Beirut: A few days after a rare outburst that took on sectarian dimensions, the vast majority of Lebanese rallied behind Prime Minister Tammam Salam, as the latter called on all parties to keep political differences away from the government he presides over. “I will not allow any attempts to obstruct the cabinet’s work,” thundered the premier, who added: “let them keep their political differences away from the government.”

By rising above the fray, Salam reiterated the need to elect a new president who will “makes us proud and who [will] represent all the Lebanese,” even if such a prospect is nowhere in sight. The prime minister probably saved the remaining honour of the country from politicians anxious to wreck it beyond repair when he rejected a poorly articulated contest that doubted his mandate. His self-designated foes, led by the Free Patriotic Movement (FPM)’s General Michel Aoun and, especially the latter’s son-in-law, Minister of Foreign Affairs Gibran Bassil, planned and carried out a carefully orchestrated outburst at last Thursday’s regularly scheduled cabinet gathering that was quickly transformed into an unbecoming shouting match.

Frustrated that FPM theatrics failed, and in light of minor clashes between an estimated 200 FPM supporters and Lebanese Army units deployed around the Grand Serail [Government House], Bassil added insult to injury when he delivered yet another raucous press conference on Friday when he emphasised that he and his movement “will confront ‘Daeshi’ politics” that, to say the least, exposed political vileness.

In fact, the epithet was so offensive that Elias Bou Saab, the Minister of Education who also hails from the FPM, rejected the description. Salam is a “moderate figure and our differences with him are strictly political,” affirmed Bou Saab. He admonished his own team and revealed without elaborating that a second heated debate occurred between Bassil and Health Minister Wael Abou Faour during last Thursday’s cabinet meeting.

The ‘Daeshi’ term did not move the affable Salam who, when asked for his reaction, simply stated that “people can distinguish right from wrong,” even if the blatant attack was cheap by any standard and false on every imaginable score. Salam, the scion of a leading Sunni family that included several leading figures that literally helped create Lebanon, has been a strict upholder of the National Pact, the constitution and the Ta’if Agreement. He has also been a defender of Christian rights and privileges in a country that cherishes sectarianism and practiced it with a vengeance.

Whether Salam’s justified anger last week would continue to exacerbate FPM plans to champion false causes was difficult to determine although General Aoun lashed out against the first target he could find on Thursday afternoon. In a measure that was truly comical, Aoun banned MTV cameras and reporters from his residence in Rabieh as he scolded a reporter at the number one Arab network during a live news conference.

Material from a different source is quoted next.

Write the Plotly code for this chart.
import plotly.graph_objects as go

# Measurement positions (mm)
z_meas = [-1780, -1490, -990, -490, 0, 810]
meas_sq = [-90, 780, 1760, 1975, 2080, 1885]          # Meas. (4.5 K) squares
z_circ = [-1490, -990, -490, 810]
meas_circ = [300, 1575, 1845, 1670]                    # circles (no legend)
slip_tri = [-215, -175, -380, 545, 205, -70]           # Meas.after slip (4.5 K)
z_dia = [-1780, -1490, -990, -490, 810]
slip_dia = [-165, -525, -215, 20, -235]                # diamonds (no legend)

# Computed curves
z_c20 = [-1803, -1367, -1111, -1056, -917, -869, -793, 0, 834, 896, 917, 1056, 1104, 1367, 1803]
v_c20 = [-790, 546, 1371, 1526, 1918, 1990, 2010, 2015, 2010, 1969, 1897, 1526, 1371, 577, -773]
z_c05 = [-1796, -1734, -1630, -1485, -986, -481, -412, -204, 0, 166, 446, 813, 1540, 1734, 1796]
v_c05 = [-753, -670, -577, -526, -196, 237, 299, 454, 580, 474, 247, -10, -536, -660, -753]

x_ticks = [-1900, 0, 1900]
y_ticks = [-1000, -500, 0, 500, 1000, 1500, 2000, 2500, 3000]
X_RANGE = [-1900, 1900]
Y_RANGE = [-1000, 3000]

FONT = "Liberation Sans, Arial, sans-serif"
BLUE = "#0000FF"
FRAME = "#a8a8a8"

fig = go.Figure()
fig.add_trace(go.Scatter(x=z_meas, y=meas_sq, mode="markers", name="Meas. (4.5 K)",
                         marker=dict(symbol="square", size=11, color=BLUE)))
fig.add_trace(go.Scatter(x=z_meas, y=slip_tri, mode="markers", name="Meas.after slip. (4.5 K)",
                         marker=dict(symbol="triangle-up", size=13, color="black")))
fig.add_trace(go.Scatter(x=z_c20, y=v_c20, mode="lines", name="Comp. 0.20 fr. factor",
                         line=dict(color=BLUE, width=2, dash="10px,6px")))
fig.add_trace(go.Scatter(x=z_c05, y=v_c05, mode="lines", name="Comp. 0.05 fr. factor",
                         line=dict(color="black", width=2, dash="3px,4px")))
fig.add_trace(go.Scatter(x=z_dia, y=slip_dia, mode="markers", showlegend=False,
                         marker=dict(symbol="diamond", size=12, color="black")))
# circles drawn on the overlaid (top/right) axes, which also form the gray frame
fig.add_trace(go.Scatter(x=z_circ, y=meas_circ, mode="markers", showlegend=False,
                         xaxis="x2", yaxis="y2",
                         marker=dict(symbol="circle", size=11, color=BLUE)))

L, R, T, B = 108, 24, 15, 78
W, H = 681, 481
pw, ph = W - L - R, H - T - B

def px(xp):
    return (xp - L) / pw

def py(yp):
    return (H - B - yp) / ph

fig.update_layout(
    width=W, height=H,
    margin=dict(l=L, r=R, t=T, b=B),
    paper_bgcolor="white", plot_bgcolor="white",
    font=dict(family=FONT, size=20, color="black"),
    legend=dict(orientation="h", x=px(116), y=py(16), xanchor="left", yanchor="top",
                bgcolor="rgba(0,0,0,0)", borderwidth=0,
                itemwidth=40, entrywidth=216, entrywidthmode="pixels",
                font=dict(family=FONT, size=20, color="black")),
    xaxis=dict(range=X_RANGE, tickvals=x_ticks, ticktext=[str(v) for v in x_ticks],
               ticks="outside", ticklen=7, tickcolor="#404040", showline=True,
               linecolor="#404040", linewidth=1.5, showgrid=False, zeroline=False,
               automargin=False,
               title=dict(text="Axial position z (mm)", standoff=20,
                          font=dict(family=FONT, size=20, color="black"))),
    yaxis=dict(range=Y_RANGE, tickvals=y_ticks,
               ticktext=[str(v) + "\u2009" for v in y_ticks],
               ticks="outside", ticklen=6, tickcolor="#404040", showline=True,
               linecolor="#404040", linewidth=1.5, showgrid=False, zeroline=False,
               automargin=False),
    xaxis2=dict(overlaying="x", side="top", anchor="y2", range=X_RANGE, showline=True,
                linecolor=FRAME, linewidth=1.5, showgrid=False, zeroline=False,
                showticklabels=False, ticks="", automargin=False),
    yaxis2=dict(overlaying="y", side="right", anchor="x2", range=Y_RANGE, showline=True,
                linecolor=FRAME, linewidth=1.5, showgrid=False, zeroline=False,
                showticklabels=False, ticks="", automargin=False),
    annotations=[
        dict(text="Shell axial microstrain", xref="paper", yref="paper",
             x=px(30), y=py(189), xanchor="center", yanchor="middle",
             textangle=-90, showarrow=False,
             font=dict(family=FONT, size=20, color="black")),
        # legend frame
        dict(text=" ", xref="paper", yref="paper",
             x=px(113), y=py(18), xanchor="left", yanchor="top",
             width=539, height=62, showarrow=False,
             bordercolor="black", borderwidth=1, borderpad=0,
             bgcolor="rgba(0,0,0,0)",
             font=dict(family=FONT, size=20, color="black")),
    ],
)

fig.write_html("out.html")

Aoun snapped at Joyce Akiki when she asked him why his political allies had not joined the FPM demonstration near the Grand Serail. Immediately following the conference, and while cameras were still broadcasting, Aoun leaned across his lectern and said angrily to Akiki, “Next time, I will ask MTV to send someone else instead of you.” Cameras caught him cursing the station as he walked out.

A few hours later, the FPM sent MTV a formal email informing the station it would be banned from Aoun’s Rabieh residence, effective immediately.

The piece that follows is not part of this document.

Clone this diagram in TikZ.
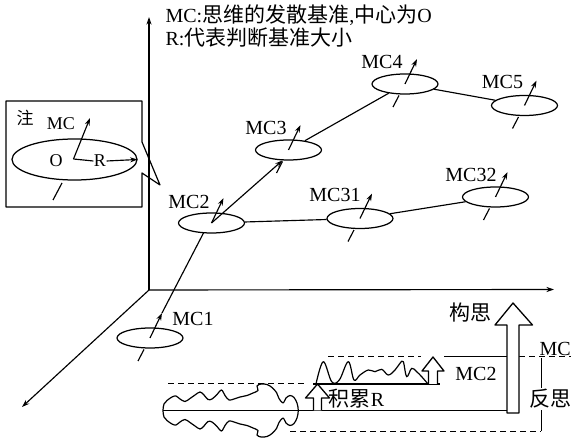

Beyond this brilliant example of frustration, the FPM failed to jolt the Cabinet as the Prime Minister capitalised on the good-will momentum that his responses to Bassil gathered. Every FPM bid to embarrass or intimidate Salam, including a bizarre spin broadcast on the OTV television station that referred to the Lebanese Army as “Salam’s soldiers” [‘Askar Salam], backfired. Even an erstwhile Aoun ally, deputy Sulaiman Franjieh, objected to the demonstrations (and insisted that the military was a red-line no one should cross), though he stood by the General asthe March 8 candidate for the presidency.

Interestingly, the Hezbollah Secretary-General Hassan Nasrallah issued a similar dictum though he reaffirmed that his party would not bring down the government that, for all practical purposes, handed Salam a clear victory.

Politicians and public figures rallied to Salam’s side in the wake of what was a sorry spectacle. Indeed, the bid to further create a wedge between Lebanon’s Christians and Sunnis — for that was precisely the goal of the Bassil outburst — failed to gain traction. To be sure, Salam’s task was complicated, as he now was faced a fresh challenge to produce a workable solution to the government’s paralysis after the Eid al-Fitr break. Few expect the statesman to seek revenge as the prime minister seems determined to serve citizens by ensuring that urgent socio-economic matters are addressed during what is likely to remain a period of prolonged presidential vacancy, notwithstanding demagogues whose illusions seldom graduate to reality.